Is there life (or research) after Ancestry.com?

During the last couple of posts I have been exploring the resources available on Ancestry.com to extend my family lines beyond the current end-of-lines (EOLs). I do have some more admissions to make. I really didn't think Ancestry.com would have any documents, other than user family trees, that would provide primary source documents for my chosen target relative. So far I haven't been disappointed. In the last two posts, I never got to the target relative because supporting documentation for more recent relatives was unavailable in that particular venue.

Specifically, there were no documents showing my Great-great-grandfather Sidney Tanner's parents other than unspecified secondary narrative documents. So, I had decided to commit the ultimate research no-no and jump a generation. The danger of jumping generations is that you may jump right out of reality into never, never land and lose the line entirely. This is available to me, because I already "know" a lot about Sidney Tanner from a variety of sources. And I don't plan on using the research for any purpose other than the illustration for this inquiry.

Searching in Ancestry.com is more productive if you search individual databases or collections in the program. But if I knew which database had the information I was looking for, I wouldn't need to look. A general search returned over 109,000 results, even using all of the information from my Family Tree. I did find Sidney in the 1852 California State Census. Unfortunately, I was still missing a primary source that showed Sidney Tanner as a child of John Tanner. Now we get to the part of the story where you ask, why do you care? You know when Sidney was born. You know who his parents were. What difference does it make?

If I just skate over Sidney Tanner on my way to trying to push back the line on another, more remote, ancestor, then how do I know the traditional story is correct? I have already found some major discrepancies between my researched and sourced pedigree and the more traditional family stories, so why should I believe what I myself have doubted? I can't use my normal way of searching for additional information in Ancestry.com, because I have already opted to include all of the information that I usually add to do research in a database, because Ancestry.com already uses all the information I have entered into my database. I decide to search in Google for Sidney and find pages and pages of either my own contributions or the Sidney Tanner book.

Now, let me give a reality check. The information I am seeking is located in various archives, including the Church History Library in Salt Lake City, Utah. Note that I said the Church Library, this is the new library and has most of the historical archive information rather than genealogical information except when they are the same thing. Do I really doubt that Sidney Tanner was John Tanner's son or that he was born in Greenwich, Washington, New York on 1 April 1809. Not in the least. My exercise here was to investigate the limits of online searches using the largest of all possible databases.

What about FamilySearch.org? Nothing to speak of there either except the 1889 U.S. Census for Beaver, Utah.

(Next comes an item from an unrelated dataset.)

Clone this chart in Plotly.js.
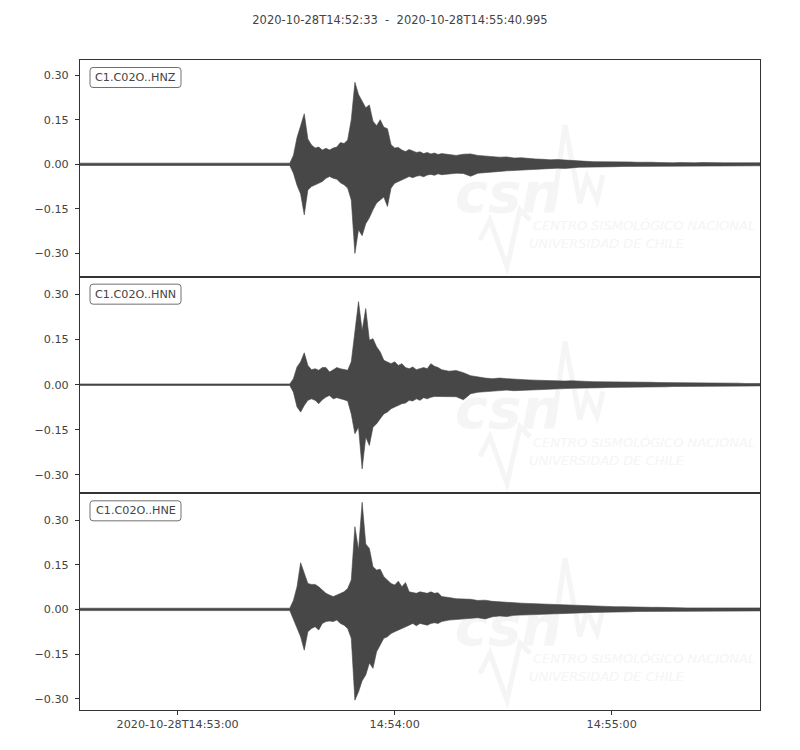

OK, so what is the point? Even though most or nearly all of the attention lately has been on the vast increase in online sources, they are not nearly complete and certainly not infallible. You may still have to get in your car or on a plane and go somewhere to actually do research on any given ancestor. This may seem so obvious that I was wasting my time to make the inquiry in the first place, but it never hurts to check now and again to see if the online sources have made any progress in your area of interest.

1 comment:

  1. Yes. I agree 100% that it is still important to travel, when possible, to the archives, court house, historical society or whatever to uncover primary source documents.